You have laid your need before the throne, “Father, I need a job.” That brief pleading, spoken into the silence of a trying day, has already entered the ear of the Lord of Sabaoth. He does not measure prayers by their length; a sigh has a voice that reaches heaven. And I want you to know, dear soul, that this very moment of want is not outside the circle of His providence. You are not adrift on a dark sea with no shore in view. Your times are in His hand, the very days of this unemployment are part of an appointed season, a span that will not outlast His purpose.
The tide may be far out now. You look across your life and see only the mudflats of disappointment, the bare ribs of failed prospects showing through the gray. But the tide must flow again, for God has decreed it. The longest ebb yields at last to the returning deep. This season is not your eternity. You are in the finite hour of trial, not the endless day of joy, and every hour, however heavy, moves toward its close. The night will yield to morning; the winter has spring hard upon its heels. Fix your eyes there, not on the empty net, but on the Lord of the harvest who knows where the fish are schooling.
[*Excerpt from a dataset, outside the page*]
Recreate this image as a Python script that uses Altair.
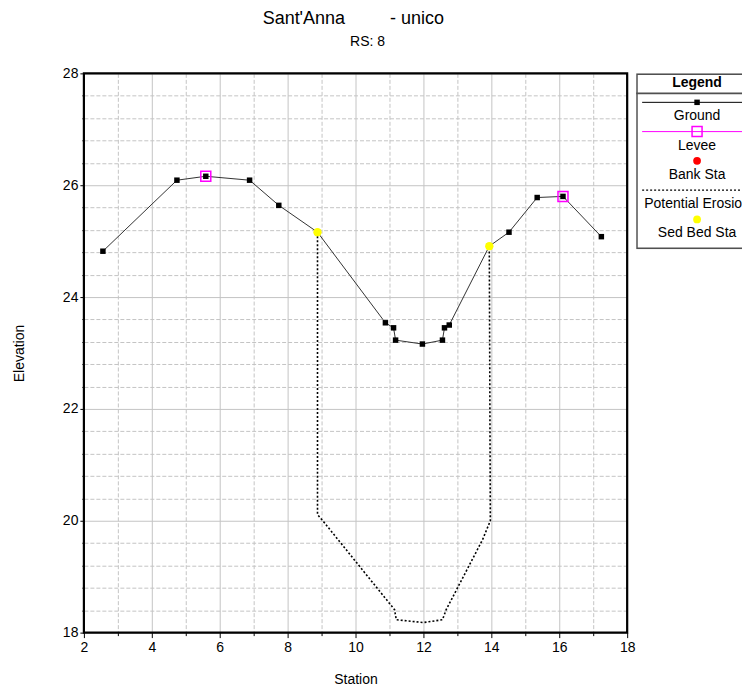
import altair as alt
import pandas as pd

# ---------------- data ----------------
ground_station = [2.56, 4.74, 5.59, 6.88, 7.74, 8.88, 10.88, 11.12, 11.18, 11.97,
                  12.56, 12.62, 12.76, 13.94, 14.52, 15.35, 16.11, 17.24]
ground_elev = [24.82, 26.09, 26.16, 26.09, 25.64, 25.16, 23.54, 23.45, 23.23, 23.16,
               23.23, 23.45, 23.50, 24.91, 25.16, 25.78, 25.80, 25.08]

levee_station = [5.59, 16.11]
levee_elev = [26.16, 25.80]

sed_station = [8.88, 13.94]
sed_elev = [25.16, 24.91]

erosion_station = [8.88, 8.88, 9.09, 11.15, 11.20, 12.00, 12.56, 12.67, 13.74, 13.97, 13.94]
erosion_elev = [25.16, 20.11, 19.96, 18.41, 18.23, 18.18, 18.23, 18.41, 19.66, 20.00, 24.91]

x_domain = [2, 18]
y_domain = [18, 28]
x_ticks = list(range(2, 19))
y_ticks = [round(18 + 0.4 * i, 1) for i in range(26)]

title_text = "Sant'Anna" + "\u00a0" * 9 + "- unico"
subtitle_text = "RS: 8"

legend_title = "Legend"
legend_labels = ["Ground", "Levee", "Bank Sta", "Potential Erosion", "Sed Bed Sta"]

# ---------------- tables ----------------
df_ground = pd.DataFrame({"station": ground_station, "elev": ground_elev})
df_levee = pd.DataFrame({"station": levee_station, "elev": levee_elev})
df_sed = pd.DataFrame({"station": sed_station, "elev": sed_elev})
df_erosion = pd.DataFrame({"station": erosion_station, "elev": erosion_elev,
                           "idx": list(range(len(erosion_station)))})
df_frame = pd.DataFrame({"station": [x_domain[0]], "station2": [x_domain[1]],
                         "elev": [y_domain[0]], "elev2": [y_domain[1]]})

FONT = "Liberation Sans"
GRID = "#c4c4c4"

x_enc = alt.X(
    "station:Q",
    scale=alt.Scale(domain=x_domain, nice=False, zero=False),
    axis=alt.Axis(
        title="Station", values=x_ticks,
        labelExpr="datum.value % 2 == 0 ? datum.label : ''",
        labelFontSize=14, labelColor="black", labelPadding=3,
        labelFlush=False, labelOverlap=False,
        tickColor="black", tickWidth=1,
        tickSize={"condition": {"test": "datum.value % 2 == 0", "value": 5}, "value": 3},
        domain=False, grid=True, gridColor=GRID, gridWidth=1,
        gridDash={"condition": {"test": "datum.value % 2 == 0", "value": []}, "value": [4, 2]},
        titleFontSize=14, titleFontWeight="normal", titleColor="black", titlePadding=18,
    ),
)

major_y = "abs(datum.value / 2 - round(datum.value / 2)) < 0.001"
y_enc = alt.Y(
    "elev:Q",
    scale=alt.Scale(domain=y_domain, nice=False, zero=False),
    axis=alt.Axis(
        title="Elevation", values=y_ticks,
        labelExpr=f"{major_y} ? format(datum.value, 'd') : ''",
        labelFontSize=14, labelColor="black", labelPadding=2,
        labelFlush=False, labelOverlap=False,
        tickColor="black", tickWidth=1,
        tickSize={"condition": {"test": major_y, "value": 4}, "value": 2},
        domain=False, grid=True, gridColor=GRID, gridWidth=1,
        gridDash={"condition": {"test": major_y, "value": []}, "value": [4, 2]},
        titleFontSize=14, titleFontWeight="normal", titleColor="black", titlePadding=36,
    ),
)

erosion = alt.Chart(df_erosion).mark_line(
    color="black", strokeDash=[2, 2], strokeWidth=1.6
).encode(x=x_enc, y=y_enc, order="idx:Q")

ground_line = alt.Chart(df_ground).mark_line(color="#333333", strokeWidth=1).encode(x=x_enc, y=y_enc)
ground_pts = alt.Chart(df_ground).mark_square(color="black", size=30, opacity=1).encode(x=x_enc, y=y_enc)
levee = alt.Chart(df_levee).mark_square(
    filled=False, color="#ff00ff", size=100, strokeWidth=1.5, opacity=1
).encode(x=x_enc, y=y_enc)
sed = alt.Chart(df_sed).mark_circle(color="#ffff00", size=70, opacity=1).encode(x=x_enc, y=y_enc)
frame = alt.Chart(df_frame).mark_rect(
    filled=False, stroke="black", strokeWidth=2.2
).encode(x=x_enc, x2="station2:Q", y=y_enc, y2="elev2:Q")

main = alt.layer(erosion, ground_line, ground_pts, levee, sed, frame).properties(
    width=544, height=560,
    title=alt.TitleParams(
        text=subtitle_text, anchor="middle", frame="group",
        fontSize=14, fontWeight="normal", color="black", font=FONT,
        offset=17, dx=12,
    ),
)

# ---------------- legend panel ----------------
LW, LH = 106, 176
row_sym = [29 + 29.3 * i for i in range(len(legend_labels))]
row_lab = [43 + 29.3 * i for i in range(len(legend_labels))]

lx = alt.Scale(domain=[0, LW], nice=False, zero=False)
ly = alt.Scale(domain=[LH, 0], nice=False, zero=False)


def X(f="x"):
    return alt.X(f"{f}:Q", scale=lx, axis=None)


def Y(f="y"):
    return alt.Y(f"{f}:Q", scale=ly, axis=None)


box = alt.Chart(pd.DataFrame({"x": [0.8], "x2": [170], "y": [0.8], "y2": [LH - 0.8]})).mark_rect(
    fill="white", stroke="#505050", strokeWidth=1.6, clip=True
).encode(x=X(), x2="x2:Q", y=Y(), y2="y2:Q")

sep = alt.Chart(pd.DataFrame({"x": [0], "x2": [170], "y": [20]})).mark_rule(
    color="#505050", strokeWidth=1.6, clip=True
).encode(x=X(), x2="x2:Q", y=Y())

head = alt.Chart(pd.DataFrame({"x": [61], "y": [10], "t": [legend_title]})).mark_text(
    fontSize=14, fontWeight="bold", color="black", font=FONT, align="center", baseline="middle", clip=True
).encode(x=X(), y=Y(), text="t:N")

labels = alt.Chart(pd.DataFrame({"x": [61] * 5, "y": row_lab, "t": legend_labels})).mark_text(
    fontSize=14, color="black", font=FONT, align="center", baseline="middle", clip=True
).encode(x=X(), y=Y(), text="t:N")

lg_ground = alt.Chart(pd.DataFrame({"x": [6], "x2": [170], "y": [row_sym[0]]})).mark_rule(
    color="black", strokeWidth=1, clip=True).encode(x=X(), x2="x2:Q", y=Y())
lg_ground_pt = alt.Chart(pd.DataFrame({"x": [61], "y": [row_sym[0]]})).mark_square(
    color="black", size=30, opacity=1).encode(x=X(), y=Y())
lg_levee = alt.Chart(pd.DataFrame({"x": [6], "x2": [170], "y": [row_sym[1]]})).mark_rule(
    color="#ff00ff", strokeWidth=1, clip=True).encode(x=X(), x2="x2:Q", y=Y())
lg_levee_pt = alt.Chart(pd.DataFrame({"x": [61], "y": [row_sym[1]]})).mark_square(
    filled=False, color="#ff00ff", size=100, strokeWidth=1.5, opacity=1).encode(x=X(), y=Y())
lg_bank = alt.Chart(pd.DataFrame({"x": [61], "y": [row_sym[2]]})).mark_circle(
    color="#ff0000", size=60, opacity=1).encode(x=X(), y=Y())
lg_eros = alt.Chart(pd.DataFrame({"x": [6], "x2": [170], "y": [row_sym[3]]})).mark_rule(
    color="black", strokeWidth=1.4, strokeDash=[2, 2], clip=True).encode(x=X(), x2="x2:Q", y=Y())
lg_sed = alt.Chart(pd.DataFrame({"x": [61], "y": [row_sym[4]]})).mark_circle(
    color="#ffff00", size=60, opacity=1).encode(x=X(), y=Y())

legend = alt.layer(box, sep, head, labels, lg_ground, lg_ground_pt, lg_levee, lg_levee_pt,
                   lg_bank, lg_eros, lg_sed).properties(width=LW, height=LH)

chart = alt.hconcat(main, legend, spacing=9, bounds="flush").properties(
    padding={"left": 3, "top": 1, "right": 0, "bottom": 0},
    title=alt.TitleParams(
        text=title_text, anchor="start", frame="group",
        fontSize=18, fontWeight="normal", color="black", font=FONT,
        offset=7, dx=179,
    ),
).configure(font=FONT).configure_view(stroke="transparent")

chart.save("out.html", embed_options={"renderer": "svg", "actions": False})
When men are cast down, then there is a lifting up. You are cast down now, I know it. The soul grows weary of waiting, and the enemy whispers that you are forgotten. But that whisper is a lie from the pit. Your Father sees you. He is the God of hope, and He carries comfort in one hand and provision in the other. After the waves and billows have gone over you, hope will rise again from the deep and sing, “Hope thou in God, for I shall yet praise Him.” You may not see the open door yet, but you are not shut out from the care of Him who opens and no man shuts.
Consider old Job on the ash-heap. Everything seemed gone, wealth, children, health, and yet the day came when “the Lord turned again the captivity of Job.” You are in a little captivity of your own, held fast by need and uncertainty. But He who turned Job’s bondage into liberty can turn yours as the streams in the south. He can make your vineyard blossom again. He can put a song in your mouth where there is now only a prayer. And here is the sweet kernel of the matter: the turn came “when he prayed.” You are already praying, dear heart. You are on the right ground. Keep praying, and while you pray, fix your trust not on a hoped-for wage but on the One who signs the cheque.
Even if the worst seems to crouch at the door, even if the cupboard looks bare and the answer seems long in coming, cling to Him still. That is the badge of a true child of God: not trusting only when the table is full, but saying with Job, “Though He slay me, yet will I trust in Him.” It is no small thing to hold fast when His hand seems heavy. But the hand that holds you down for a moment is the very same hand that will lift you up in due season.
You need not peer into tomorrow with anxious forecasting. We cannot see an inch before us, and it is a mercy that we cannot. Leave the calendar of your life in your Father’s keeping. He who appoints the hour of the sparrow’s fall has written all your days in His book. The job will come in His time, and it will be the right one because He chose it. Wait for it as a man waits for the morning, not with clenched fists and a racing heart, but with a quiet confidence that the light will break.
Let us speak to Him now.
O Lord, our Refuge and our Strength, look upon Your child who seeks honest labor. You know the weight of this waiting; You number the sleepless nights and the anxious thoughts. Stretch out Your hand, we pray, and provide the work that is needed, work that will bring bread to the table and honor to Your name. Calm the storm within this dear soul, and let peace rule where fear has been knocking. As You did for Job, turn this captivity and bring a testimony of Your faithfulness. We leave the need in Your pierced hands, trusting the blood that bought us to plead for us too. In Jesus’ precious name. Amen.